#### WHAT IS BEING ASKED
Extract the lines from the first one in the records below through the line containing "GLI_V = [45.2, 41.7, 35.3, 29.2, 14.3, 12.8, 6.7, 19.7]", keeping both ends and leaving out any pictures.

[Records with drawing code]

####

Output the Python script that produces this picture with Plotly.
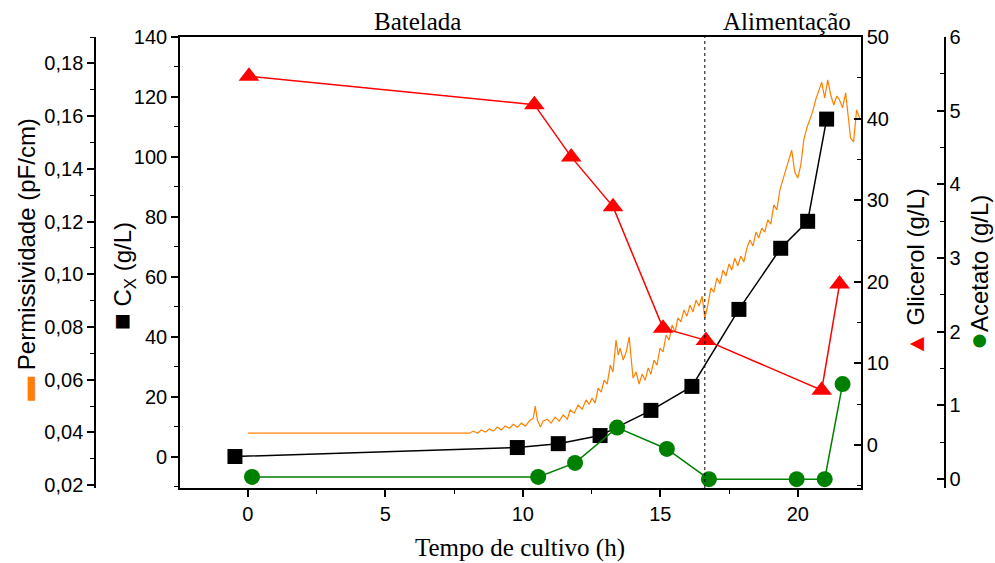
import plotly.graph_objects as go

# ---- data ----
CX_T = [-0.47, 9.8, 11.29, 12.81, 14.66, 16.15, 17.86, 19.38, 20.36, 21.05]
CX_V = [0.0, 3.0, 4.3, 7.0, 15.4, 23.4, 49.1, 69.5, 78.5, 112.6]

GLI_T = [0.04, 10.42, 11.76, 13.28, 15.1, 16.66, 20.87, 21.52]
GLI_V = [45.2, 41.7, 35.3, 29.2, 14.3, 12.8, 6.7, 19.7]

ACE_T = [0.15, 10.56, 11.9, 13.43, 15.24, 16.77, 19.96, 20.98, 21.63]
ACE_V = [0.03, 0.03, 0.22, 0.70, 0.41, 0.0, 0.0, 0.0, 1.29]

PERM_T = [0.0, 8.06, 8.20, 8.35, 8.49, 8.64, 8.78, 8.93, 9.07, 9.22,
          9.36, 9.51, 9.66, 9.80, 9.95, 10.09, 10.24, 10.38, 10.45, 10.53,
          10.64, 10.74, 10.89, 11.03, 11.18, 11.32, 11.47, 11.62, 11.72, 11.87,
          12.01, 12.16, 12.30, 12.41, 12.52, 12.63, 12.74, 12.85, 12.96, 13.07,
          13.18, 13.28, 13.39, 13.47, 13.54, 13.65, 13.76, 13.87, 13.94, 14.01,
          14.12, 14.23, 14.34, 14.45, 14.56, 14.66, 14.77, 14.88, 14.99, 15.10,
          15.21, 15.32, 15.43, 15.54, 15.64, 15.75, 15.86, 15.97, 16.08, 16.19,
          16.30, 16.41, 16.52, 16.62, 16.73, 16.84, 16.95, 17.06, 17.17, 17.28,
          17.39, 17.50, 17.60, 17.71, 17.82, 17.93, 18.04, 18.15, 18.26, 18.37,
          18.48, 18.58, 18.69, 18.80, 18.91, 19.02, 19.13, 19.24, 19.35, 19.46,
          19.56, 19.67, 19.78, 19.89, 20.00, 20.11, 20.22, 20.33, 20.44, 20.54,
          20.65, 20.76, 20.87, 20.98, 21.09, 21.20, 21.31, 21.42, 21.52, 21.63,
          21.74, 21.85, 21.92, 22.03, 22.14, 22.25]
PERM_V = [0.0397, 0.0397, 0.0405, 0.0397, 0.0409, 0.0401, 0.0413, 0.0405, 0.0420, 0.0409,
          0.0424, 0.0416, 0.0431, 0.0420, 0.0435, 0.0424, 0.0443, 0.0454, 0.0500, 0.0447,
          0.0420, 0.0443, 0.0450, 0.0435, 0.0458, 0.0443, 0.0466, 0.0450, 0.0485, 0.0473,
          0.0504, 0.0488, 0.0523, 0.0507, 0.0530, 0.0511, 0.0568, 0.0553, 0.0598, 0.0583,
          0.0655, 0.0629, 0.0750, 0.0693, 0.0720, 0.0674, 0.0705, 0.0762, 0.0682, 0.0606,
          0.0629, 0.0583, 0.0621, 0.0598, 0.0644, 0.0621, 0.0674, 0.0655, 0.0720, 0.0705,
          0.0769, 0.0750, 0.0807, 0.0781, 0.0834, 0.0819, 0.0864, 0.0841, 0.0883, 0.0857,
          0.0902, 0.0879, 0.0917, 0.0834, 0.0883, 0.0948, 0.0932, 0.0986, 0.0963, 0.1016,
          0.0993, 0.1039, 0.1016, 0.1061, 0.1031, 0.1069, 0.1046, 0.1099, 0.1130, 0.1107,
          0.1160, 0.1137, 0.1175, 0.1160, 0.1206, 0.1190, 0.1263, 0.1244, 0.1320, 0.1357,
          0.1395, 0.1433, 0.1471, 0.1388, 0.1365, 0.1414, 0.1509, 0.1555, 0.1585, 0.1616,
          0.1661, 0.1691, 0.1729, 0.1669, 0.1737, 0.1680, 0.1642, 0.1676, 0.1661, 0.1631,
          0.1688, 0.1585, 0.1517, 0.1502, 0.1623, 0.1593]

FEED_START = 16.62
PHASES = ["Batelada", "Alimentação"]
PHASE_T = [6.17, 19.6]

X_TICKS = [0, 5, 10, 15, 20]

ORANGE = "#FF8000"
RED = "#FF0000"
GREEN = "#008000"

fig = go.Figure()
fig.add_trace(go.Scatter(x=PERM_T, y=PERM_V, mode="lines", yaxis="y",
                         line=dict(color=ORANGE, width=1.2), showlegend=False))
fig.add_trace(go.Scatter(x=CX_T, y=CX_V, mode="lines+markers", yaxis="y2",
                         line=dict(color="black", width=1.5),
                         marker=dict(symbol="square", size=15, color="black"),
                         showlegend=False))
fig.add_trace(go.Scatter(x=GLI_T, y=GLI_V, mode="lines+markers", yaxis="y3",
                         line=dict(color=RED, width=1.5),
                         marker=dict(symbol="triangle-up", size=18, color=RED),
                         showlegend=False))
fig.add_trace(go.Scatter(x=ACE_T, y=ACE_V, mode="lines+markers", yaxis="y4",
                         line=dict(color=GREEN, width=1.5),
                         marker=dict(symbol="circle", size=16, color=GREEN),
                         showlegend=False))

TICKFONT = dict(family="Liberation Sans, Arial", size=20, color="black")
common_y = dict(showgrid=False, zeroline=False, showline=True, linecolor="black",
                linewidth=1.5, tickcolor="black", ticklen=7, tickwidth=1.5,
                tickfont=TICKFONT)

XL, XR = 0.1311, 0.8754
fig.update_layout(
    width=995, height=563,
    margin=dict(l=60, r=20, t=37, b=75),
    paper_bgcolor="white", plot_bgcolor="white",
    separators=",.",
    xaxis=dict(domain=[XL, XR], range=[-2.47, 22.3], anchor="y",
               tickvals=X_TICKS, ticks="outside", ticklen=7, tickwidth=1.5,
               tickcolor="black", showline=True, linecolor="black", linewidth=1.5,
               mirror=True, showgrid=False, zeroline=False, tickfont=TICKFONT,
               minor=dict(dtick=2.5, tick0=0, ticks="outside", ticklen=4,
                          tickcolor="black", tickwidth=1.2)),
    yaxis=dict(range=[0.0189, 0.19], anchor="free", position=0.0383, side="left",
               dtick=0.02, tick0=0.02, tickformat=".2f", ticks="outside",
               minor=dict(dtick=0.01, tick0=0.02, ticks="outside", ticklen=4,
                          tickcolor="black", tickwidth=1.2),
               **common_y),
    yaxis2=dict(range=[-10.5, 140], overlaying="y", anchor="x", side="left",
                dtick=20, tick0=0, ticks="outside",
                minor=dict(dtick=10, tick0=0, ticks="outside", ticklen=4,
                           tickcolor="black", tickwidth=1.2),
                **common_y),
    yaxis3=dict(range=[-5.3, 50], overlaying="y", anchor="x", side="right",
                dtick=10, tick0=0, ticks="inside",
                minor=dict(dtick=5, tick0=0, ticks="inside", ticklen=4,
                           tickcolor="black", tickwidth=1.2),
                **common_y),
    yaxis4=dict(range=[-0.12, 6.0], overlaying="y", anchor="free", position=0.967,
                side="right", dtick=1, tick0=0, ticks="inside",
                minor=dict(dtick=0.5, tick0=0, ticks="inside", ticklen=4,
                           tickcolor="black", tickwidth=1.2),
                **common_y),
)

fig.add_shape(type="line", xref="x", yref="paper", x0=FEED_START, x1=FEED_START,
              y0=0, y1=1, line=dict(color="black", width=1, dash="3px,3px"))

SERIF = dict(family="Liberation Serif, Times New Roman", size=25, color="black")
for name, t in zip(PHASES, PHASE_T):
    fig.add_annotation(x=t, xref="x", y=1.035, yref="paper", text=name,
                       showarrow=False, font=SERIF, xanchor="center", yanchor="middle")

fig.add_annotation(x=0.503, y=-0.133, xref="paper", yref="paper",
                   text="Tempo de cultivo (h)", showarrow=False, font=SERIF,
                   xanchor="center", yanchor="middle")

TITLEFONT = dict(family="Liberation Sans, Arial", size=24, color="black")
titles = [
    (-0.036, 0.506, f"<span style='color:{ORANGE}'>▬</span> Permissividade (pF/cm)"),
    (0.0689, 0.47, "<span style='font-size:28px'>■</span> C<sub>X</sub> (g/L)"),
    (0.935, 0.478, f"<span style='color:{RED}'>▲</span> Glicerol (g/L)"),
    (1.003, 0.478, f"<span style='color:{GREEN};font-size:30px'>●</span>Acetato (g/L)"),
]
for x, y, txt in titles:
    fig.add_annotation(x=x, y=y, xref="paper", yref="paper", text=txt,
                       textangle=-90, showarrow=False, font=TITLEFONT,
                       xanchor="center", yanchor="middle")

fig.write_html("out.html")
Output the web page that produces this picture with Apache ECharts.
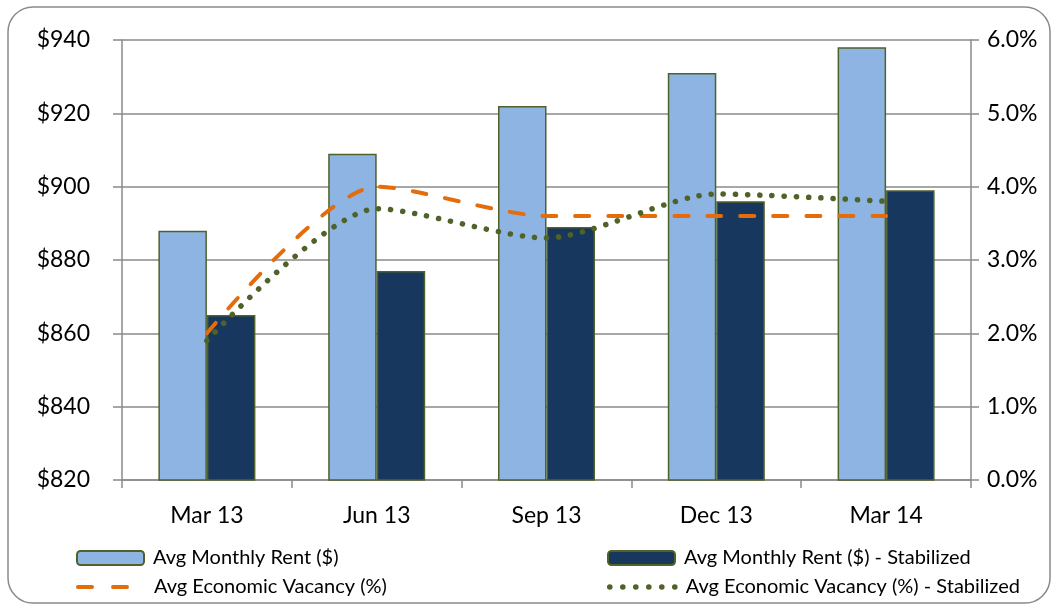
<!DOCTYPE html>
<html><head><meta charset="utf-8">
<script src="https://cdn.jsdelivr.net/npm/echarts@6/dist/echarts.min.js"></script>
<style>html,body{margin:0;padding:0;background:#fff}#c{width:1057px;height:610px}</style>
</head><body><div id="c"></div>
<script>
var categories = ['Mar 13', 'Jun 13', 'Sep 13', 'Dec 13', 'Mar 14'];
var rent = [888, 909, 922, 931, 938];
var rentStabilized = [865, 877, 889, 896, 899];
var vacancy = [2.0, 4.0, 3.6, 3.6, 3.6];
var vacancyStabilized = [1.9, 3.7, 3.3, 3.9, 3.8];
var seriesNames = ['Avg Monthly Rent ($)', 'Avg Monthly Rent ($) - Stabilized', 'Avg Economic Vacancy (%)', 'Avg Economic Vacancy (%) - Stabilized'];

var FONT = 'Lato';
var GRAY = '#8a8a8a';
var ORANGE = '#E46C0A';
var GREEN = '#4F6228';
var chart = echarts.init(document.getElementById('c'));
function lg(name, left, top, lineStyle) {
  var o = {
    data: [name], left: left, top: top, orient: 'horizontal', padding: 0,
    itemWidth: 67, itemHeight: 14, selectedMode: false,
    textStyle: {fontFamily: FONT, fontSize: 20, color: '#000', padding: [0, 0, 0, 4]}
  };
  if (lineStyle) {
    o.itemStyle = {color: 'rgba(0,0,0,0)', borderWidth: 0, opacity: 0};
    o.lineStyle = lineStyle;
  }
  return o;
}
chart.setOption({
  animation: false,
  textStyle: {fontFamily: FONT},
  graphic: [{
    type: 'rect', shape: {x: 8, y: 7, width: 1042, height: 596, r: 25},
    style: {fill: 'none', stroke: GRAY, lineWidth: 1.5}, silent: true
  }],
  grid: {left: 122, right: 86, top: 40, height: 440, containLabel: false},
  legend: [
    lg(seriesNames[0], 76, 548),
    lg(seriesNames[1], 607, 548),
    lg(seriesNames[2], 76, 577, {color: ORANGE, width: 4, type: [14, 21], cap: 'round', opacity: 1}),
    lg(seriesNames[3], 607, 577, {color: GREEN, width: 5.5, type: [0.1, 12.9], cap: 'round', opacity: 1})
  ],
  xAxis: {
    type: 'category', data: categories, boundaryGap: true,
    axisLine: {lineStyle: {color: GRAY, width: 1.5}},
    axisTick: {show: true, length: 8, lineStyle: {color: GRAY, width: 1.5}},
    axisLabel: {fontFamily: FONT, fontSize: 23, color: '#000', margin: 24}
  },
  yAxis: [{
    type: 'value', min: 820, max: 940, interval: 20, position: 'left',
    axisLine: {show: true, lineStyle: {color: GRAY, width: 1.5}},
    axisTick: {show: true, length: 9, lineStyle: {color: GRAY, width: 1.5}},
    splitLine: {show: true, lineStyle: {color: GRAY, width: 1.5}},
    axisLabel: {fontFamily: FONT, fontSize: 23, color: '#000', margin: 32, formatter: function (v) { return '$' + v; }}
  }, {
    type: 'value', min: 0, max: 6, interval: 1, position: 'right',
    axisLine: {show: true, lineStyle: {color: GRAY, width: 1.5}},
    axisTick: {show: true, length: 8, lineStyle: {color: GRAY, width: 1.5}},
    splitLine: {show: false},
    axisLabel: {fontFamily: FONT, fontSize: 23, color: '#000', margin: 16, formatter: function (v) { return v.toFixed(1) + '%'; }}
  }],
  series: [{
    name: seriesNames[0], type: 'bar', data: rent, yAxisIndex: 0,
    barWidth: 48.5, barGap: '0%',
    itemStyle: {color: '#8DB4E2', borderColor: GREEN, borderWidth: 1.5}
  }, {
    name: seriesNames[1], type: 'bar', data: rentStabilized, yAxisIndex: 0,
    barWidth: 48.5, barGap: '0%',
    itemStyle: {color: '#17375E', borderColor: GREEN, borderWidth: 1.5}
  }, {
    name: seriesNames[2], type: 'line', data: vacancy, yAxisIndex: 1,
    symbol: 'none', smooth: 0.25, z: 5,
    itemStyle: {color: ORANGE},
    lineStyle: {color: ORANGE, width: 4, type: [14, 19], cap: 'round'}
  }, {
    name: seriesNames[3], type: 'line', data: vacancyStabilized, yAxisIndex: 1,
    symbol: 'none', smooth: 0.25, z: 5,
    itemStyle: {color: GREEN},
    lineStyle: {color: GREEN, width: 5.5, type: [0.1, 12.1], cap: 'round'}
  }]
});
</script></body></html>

####

#### EXPECTED OUTPUT
Output the Python script that produces this picture with Plotly.
import plotly.graph_objects as go

# ---- data ----
CX_T = [-0.47, 9.8, 11.29, 12.81, 14.66, 16.15, 17.86, 19.38, 20.36, 21.05]
CX_V = [0.0, 3.0, 4.3, 7.0, 15.4, 23.4, 49.1, 69.5, 78.5, 112.6]

GLI_T = [0.04, 10.42, 11.76, 13.28, 15.1, 16.66, 20.87, 21.52]
GLI_V = [45.2, 41.7, 35.3, 29.2, 14.3, 12.8, 6.7, 19.7]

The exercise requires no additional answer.